Por fim, é imperioso que o governo federal destaque um contingente realmente efetivo para fazer frente à calamidade que o Rio Grande do Sul está vivendo. O estado recebeu apenas 13.600 militares das FFAA. É um número irrisório, considerando que o Brasil conta com 360 mil militares na ativa. A tragédia no Sul já atingiu mais de 1,4 milhão de pessoas. É urgente o envio de recursos humanos para socorrer as vítimas com a maior brevidade possível.

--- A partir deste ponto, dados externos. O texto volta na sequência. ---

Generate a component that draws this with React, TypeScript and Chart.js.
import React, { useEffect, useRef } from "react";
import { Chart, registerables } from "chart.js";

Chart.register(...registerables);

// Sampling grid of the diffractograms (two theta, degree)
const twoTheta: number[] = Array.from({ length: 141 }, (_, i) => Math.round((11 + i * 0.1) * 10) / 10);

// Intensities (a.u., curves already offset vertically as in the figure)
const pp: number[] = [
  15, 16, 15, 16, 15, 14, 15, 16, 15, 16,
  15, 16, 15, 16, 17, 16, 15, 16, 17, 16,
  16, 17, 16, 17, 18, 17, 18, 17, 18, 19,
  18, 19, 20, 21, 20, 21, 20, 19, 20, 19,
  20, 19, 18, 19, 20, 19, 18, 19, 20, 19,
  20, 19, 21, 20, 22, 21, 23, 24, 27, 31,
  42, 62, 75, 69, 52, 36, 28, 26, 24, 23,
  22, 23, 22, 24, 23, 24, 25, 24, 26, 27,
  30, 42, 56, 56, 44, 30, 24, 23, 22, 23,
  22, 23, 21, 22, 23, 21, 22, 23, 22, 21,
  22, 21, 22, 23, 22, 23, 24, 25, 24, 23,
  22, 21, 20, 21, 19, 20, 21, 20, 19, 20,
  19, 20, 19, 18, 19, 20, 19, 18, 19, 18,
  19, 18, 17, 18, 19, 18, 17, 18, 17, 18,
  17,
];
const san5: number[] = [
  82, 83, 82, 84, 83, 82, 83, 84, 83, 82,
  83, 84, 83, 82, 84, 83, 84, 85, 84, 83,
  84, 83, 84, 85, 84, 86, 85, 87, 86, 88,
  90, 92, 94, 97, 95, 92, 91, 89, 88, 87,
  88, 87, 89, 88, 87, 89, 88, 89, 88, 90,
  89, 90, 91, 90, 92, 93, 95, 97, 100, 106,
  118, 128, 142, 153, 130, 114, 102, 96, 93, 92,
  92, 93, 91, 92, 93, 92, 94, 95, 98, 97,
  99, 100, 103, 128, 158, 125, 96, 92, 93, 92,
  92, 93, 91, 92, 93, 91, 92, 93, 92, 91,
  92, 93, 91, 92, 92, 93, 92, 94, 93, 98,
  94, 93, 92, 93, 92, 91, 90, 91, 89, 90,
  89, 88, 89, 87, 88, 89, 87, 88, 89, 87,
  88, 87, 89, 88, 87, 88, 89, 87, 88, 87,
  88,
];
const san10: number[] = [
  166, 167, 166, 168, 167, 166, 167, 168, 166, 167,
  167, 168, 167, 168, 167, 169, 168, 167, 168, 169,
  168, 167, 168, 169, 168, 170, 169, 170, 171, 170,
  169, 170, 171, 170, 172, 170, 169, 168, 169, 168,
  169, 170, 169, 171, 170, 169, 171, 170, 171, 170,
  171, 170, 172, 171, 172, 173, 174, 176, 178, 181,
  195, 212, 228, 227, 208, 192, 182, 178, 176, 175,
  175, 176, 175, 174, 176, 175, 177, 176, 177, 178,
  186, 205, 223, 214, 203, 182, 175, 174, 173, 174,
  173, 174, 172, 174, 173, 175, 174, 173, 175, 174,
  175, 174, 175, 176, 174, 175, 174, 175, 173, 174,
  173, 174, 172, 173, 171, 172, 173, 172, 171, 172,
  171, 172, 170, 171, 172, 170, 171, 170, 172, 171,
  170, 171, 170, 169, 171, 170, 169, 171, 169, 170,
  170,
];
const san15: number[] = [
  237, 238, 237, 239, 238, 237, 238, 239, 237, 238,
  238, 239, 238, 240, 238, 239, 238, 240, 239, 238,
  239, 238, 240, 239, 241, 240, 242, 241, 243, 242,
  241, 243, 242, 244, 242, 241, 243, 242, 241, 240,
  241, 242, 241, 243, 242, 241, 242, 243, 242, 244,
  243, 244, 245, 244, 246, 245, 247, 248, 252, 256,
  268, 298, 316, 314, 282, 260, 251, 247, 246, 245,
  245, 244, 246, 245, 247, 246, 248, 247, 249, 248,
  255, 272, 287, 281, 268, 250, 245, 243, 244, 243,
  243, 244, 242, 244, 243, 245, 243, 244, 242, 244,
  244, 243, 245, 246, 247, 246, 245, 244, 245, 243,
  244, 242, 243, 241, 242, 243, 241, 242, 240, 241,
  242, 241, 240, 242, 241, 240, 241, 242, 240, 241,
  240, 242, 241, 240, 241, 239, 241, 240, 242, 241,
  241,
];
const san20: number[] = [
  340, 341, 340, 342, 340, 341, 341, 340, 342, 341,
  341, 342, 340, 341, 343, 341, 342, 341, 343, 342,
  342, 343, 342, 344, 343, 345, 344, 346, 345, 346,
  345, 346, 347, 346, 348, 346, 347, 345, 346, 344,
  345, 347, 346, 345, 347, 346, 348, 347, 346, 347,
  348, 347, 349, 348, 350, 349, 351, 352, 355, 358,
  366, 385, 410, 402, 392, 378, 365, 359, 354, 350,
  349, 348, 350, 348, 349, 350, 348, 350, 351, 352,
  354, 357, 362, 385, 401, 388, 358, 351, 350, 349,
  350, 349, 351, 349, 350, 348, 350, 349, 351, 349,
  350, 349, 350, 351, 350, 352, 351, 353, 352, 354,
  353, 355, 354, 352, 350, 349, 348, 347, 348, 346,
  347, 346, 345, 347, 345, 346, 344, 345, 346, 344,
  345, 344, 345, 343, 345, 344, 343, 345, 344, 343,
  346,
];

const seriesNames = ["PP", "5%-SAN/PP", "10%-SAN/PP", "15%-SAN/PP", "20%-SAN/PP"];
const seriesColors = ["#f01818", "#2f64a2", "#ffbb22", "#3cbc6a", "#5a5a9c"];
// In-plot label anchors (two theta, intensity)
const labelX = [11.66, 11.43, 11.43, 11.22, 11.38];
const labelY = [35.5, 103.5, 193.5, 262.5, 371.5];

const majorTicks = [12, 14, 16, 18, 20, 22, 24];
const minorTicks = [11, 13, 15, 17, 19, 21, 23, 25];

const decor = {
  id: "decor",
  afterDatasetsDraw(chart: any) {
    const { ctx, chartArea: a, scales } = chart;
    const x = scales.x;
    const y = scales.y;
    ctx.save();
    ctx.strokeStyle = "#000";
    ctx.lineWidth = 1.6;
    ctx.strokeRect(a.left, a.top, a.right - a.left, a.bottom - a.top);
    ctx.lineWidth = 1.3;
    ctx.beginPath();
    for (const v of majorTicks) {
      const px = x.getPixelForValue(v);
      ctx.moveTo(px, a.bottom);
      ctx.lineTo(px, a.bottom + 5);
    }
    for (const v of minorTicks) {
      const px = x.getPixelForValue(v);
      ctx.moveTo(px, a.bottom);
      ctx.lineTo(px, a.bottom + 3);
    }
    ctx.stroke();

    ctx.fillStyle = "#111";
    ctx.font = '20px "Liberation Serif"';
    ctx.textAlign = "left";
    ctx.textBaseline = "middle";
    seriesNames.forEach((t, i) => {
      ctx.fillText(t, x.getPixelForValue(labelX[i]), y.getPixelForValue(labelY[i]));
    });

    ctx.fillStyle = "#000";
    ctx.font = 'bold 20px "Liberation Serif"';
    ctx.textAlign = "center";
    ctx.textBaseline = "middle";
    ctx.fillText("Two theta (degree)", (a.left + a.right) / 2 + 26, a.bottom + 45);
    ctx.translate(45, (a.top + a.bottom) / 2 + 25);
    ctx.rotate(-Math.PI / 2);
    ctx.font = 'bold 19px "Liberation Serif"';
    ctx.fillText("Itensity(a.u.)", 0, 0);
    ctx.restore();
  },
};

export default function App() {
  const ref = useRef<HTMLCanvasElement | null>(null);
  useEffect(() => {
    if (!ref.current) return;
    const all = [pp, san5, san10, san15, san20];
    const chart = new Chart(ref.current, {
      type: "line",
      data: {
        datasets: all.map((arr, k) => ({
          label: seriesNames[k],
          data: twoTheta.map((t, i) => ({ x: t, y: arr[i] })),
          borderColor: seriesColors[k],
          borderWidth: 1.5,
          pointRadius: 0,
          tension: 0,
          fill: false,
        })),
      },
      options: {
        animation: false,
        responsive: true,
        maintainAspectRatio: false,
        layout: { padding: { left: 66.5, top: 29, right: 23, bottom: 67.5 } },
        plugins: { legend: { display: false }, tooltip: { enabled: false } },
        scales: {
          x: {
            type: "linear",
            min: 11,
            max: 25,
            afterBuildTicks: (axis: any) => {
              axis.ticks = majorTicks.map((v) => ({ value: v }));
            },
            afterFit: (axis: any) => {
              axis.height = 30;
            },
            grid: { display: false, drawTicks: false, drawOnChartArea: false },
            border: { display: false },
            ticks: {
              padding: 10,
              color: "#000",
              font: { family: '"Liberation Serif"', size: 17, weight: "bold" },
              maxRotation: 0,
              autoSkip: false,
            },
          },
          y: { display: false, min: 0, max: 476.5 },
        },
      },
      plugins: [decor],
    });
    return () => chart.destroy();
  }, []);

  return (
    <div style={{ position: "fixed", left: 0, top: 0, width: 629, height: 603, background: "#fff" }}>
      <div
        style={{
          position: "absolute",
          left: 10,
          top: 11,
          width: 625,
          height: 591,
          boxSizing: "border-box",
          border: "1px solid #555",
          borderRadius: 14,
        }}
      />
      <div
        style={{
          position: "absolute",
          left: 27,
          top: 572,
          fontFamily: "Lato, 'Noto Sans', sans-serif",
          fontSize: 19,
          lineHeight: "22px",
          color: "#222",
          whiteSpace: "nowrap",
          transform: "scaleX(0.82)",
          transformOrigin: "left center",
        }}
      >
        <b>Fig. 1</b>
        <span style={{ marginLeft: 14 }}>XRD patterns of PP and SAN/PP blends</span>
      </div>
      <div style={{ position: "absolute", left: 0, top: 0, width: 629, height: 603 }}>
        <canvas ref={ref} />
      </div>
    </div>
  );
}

Sem a decretação do Estado de Defesa o envio das tropas depende de acordo com o governador do Estado. A falta de uma estruturação de cadeia de comando clara, pode comprometer a autonomia de atuação dos militares. Considerando que os membros das Forças Armadas deverão estar à frente dos trabalhos e que o Presidente da República é o Comandante Supremo das Forças Armadas, o ideal seria o Presidente escolher um membro de uma das Forças para liderar as tropas e lhe prestar contas do andamento das ações. Mas tal contexto só seria possível, com a transferência Poder das mãos do Chefe do Poder Executivo estadual para o Chefe do Poder Executivo Federal.

É hora de ajudar o povo gaúcho. Nada é mais urgente e importante que isso. Se o Presidente pode fazer, ele deve fazer. Não é uma escolha, ante o pior desastre que o povo brasileiro já viveu. Sim, o povo brasileiro está vivendo essa tragédia. Somos todos gaúchos nesse momento!

Adriana Cecilio Marco dos Santos
Advogada. Professora de Direito Constitucional da Universidade Nove de Julho. Especialista e Mestra em Direito Constitucional. Autora das obras: Advogando em Mandado de Segurança e A Separação dos Poderes e o Sistema de Freios e Contrapesos. Diretora Nacional da Coalizão Nacional de Mulheres.